Rocking motion implies that a structure under seismic loading exhibits rigid body rotation around pre-defined pivot points. Its stability primarily relies on utilizing the rotational inertia through (purposely) activated dynamic motion. This paper focuses on slender bridge frames that exhibit rigid planar rocking behavior. It examines rocking frames enhanced with elastic central tendons to provide supplemental re-centering capacity and buckling-restrained braces to dissipate seismic energy; transforming a freestanding frame into a hybrid rocking frame with flag-shaped hysteretic behavior. The objective of this study is twofold. Firstly, it investigates the existence of 'optimal' intensity measures for hybrid rocking structures by examining their 'practicality', 'efficiency' and 'sufficiency' with an appropriate engineering demand parameter.
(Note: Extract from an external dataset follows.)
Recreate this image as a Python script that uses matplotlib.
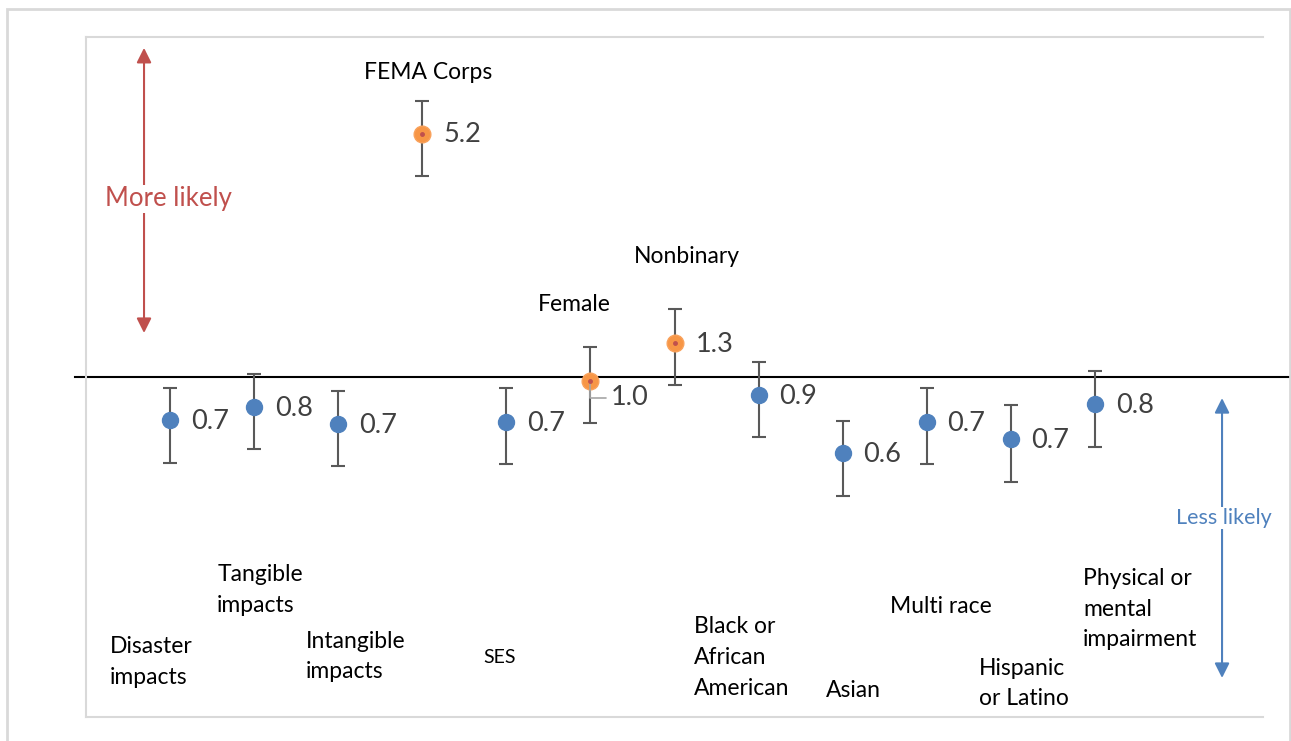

The analysis shows that the slenderness-based intensity measures reduce the scatter on the response and they exhibit independence from seismic hazard parameters. Further, this study also focuses on the seismic vulnerability assessment of the examined freestanding and hybrid rocking frames. To assess their seismic performance, the analysis employs a suite of recorded earthquakes and performs a parametric investigation in terms of the vulnerability of different structural configurations. This paper develops analytical fragility curves based on the most 'optimal' scalar intensity measures. The results reveal the mitigated fragility of the positive stiffness rocking frame compared to the other structural systems. For some intensity measures though, this seismic enhancement becomes marginal. Hence, a more sophisticated approach would require the introduction of a second engineering demand parameter tailored to the needs of hybrid rocking structures or an appropriate vector intensity measure.